Dataset records:
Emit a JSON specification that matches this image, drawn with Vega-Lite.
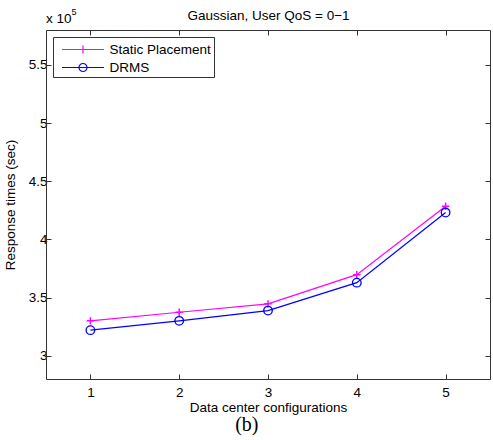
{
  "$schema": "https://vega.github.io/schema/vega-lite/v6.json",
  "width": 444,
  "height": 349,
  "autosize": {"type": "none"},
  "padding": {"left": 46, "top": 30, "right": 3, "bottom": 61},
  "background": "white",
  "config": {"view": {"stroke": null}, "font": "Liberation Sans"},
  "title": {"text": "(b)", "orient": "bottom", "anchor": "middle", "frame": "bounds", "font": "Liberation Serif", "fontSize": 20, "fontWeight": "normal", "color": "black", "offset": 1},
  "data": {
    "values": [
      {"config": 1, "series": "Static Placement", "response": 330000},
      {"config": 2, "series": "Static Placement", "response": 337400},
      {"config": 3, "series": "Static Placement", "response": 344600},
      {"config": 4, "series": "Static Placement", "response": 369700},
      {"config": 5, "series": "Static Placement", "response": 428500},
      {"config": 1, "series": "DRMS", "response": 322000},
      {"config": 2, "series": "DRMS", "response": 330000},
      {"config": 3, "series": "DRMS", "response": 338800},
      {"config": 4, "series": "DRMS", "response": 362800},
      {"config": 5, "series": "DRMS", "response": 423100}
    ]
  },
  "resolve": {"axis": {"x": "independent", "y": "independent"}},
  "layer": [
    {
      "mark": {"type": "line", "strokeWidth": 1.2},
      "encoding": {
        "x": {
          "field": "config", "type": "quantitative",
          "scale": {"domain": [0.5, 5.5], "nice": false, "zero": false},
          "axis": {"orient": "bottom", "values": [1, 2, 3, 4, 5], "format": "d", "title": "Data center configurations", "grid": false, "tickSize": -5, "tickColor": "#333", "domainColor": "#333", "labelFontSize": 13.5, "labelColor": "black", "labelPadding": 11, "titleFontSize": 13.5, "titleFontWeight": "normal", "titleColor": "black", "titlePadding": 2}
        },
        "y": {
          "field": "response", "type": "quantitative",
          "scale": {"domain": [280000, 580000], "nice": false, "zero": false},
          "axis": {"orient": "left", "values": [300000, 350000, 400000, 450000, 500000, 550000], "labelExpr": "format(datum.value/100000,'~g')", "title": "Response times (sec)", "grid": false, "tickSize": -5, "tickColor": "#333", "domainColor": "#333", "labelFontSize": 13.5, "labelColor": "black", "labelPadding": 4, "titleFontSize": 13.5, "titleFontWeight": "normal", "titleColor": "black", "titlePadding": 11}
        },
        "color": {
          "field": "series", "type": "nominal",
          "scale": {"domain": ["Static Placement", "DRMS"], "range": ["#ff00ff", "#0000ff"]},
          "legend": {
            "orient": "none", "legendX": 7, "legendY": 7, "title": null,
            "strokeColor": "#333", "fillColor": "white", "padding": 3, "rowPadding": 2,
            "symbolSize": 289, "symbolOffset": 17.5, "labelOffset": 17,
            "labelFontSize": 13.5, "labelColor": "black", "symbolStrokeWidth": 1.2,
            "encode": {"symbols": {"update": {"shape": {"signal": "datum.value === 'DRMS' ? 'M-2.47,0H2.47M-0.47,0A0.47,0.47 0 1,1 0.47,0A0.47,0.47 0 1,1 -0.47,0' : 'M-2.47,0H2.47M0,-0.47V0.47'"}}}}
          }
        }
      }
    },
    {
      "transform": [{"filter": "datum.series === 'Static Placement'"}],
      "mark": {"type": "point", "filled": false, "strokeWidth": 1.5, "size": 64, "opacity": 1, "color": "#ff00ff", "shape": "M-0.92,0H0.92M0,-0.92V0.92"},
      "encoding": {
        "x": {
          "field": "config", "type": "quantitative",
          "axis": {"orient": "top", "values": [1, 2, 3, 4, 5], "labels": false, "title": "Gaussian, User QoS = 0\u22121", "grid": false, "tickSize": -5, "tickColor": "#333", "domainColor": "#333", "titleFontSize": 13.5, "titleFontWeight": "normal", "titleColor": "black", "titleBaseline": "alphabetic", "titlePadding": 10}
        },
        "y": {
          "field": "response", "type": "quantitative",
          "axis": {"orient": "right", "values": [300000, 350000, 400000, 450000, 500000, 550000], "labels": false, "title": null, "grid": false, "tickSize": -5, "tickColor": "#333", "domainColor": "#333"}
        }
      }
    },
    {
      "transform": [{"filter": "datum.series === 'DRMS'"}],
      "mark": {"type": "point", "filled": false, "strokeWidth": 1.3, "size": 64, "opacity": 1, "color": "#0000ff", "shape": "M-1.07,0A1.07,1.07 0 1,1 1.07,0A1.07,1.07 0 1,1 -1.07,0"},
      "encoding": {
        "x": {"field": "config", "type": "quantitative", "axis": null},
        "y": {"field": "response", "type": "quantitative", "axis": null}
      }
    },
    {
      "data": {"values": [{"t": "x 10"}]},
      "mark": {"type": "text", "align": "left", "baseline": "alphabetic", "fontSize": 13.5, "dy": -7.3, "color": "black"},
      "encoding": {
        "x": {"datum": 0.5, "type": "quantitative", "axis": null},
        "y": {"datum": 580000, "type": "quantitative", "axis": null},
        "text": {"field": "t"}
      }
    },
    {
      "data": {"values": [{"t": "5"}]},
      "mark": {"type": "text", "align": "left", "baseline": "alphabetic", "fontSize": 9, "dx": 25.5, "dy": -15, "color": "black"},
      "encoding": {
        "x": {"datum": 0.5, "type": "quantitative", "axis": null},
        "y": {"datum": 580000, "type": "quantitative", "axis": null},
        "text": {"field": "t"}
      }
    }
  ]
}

==

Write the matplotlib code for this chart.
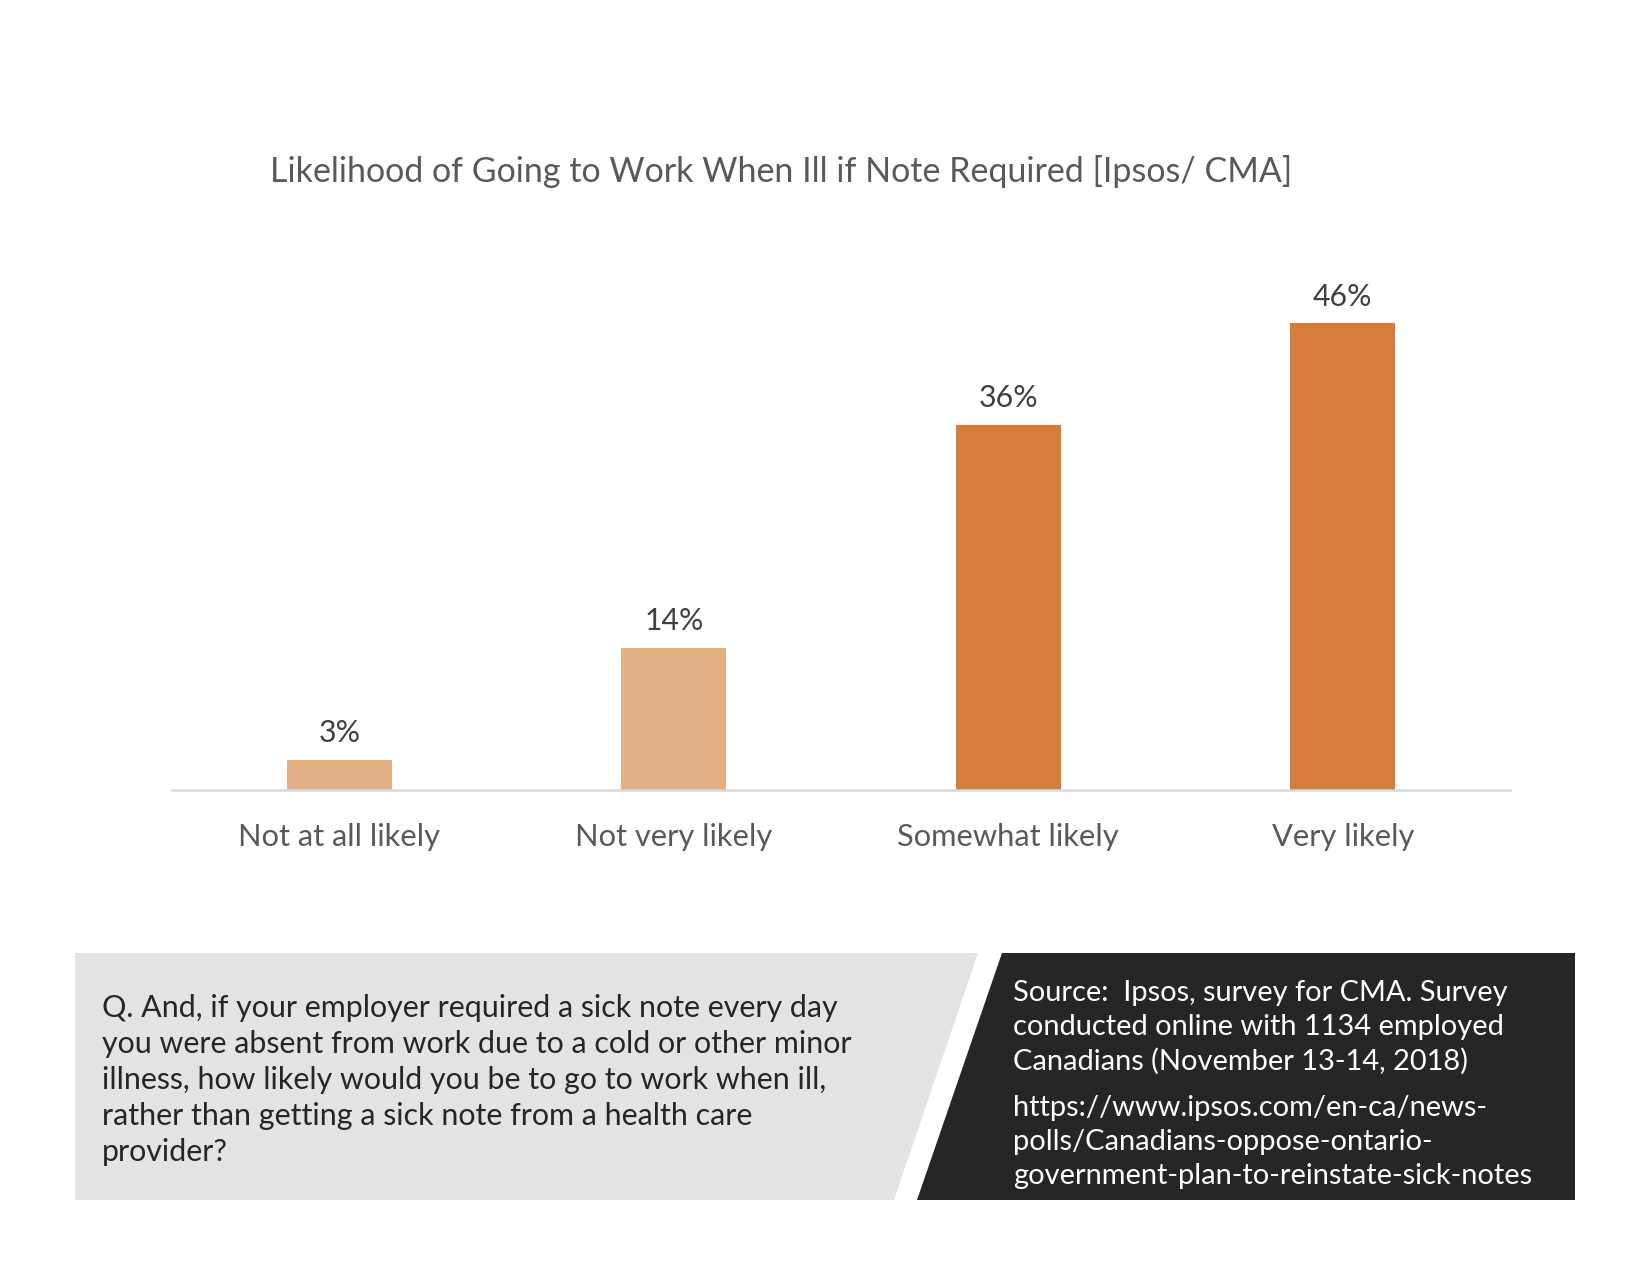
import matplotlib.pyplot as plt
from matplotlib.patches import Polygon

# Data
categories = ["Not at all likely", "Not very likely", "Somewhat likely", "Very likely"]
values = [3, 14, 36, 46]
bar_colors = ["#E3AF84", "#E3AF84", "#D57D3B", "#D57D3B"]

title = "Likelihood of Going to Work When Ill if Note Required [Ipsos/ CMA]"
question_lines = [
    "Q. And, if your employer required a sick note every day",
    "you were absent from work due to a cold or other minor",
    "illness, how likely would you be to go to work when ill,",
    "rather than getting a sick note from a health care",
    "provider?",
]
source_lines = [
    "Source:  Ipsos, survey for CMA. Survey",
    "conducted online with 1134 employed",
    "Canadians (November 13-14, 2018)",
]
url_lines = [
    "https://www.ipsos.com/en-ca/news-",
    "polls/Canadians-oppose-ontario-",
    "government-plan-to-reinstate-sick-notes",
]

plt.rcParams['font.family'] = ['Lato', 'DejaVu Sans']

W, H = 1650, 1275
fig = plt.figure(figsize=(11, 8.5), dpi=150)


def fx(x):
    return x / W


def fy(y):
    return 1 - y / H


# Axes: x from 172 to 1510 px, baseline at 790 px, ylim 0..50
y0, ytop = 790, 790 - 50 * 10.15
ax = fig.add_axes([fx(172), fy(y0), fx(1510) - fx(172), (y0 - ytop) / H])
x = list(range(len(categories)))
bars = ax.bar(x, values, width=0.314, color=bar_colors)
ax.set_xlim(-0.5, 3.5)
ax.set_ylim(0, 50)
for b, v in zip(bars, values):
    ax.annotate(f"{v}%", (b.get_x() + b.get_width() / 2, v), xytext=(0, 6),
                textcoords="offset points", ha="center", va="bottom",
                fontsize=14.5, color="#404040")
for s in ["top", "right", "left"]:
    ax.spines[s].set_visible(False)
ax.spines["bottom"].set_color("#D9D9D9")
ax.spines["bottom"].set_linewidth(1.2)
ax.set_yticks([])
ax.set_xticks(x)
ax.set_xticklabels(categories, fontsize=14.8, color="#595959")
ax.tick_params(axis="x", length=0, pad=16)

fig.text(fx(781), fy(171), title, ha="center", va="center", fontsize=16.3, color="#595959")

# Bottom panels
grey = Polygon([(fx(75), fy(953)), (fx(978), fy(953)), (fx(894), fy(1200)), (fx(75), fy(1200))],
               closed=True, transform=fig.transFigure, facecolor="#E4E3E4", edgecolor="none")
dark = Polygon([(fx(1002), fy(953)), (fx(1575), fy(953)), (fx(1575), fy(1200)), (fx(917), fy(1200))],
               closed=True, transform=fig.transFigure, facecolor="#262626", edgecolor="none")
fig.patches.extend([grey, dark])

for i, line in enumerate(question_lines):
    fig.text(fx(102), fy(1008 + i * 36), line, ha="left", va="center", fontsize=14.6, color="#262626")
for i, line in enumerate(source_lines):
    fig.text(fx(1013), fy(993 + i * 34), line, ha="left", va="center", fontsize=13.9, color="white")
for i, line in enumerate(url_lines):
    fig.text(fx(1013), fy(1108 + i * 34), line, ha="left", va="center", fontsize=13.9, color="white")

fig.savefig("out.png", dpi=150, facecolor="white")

---

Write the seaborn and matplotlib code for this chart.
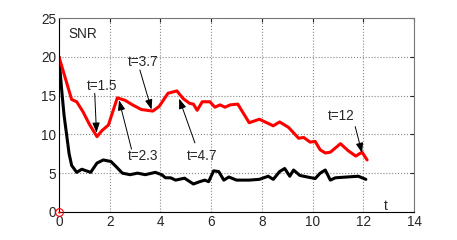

What the exercise asks:
Write out every line of the data that holds the word "matplotlib".

The reply:
Write the matplotlib code for this chart.
import matplotlib.pyplot as plt
from matplotlib.patches import Polygon
Write the seaborn and matplotlib code for this chart.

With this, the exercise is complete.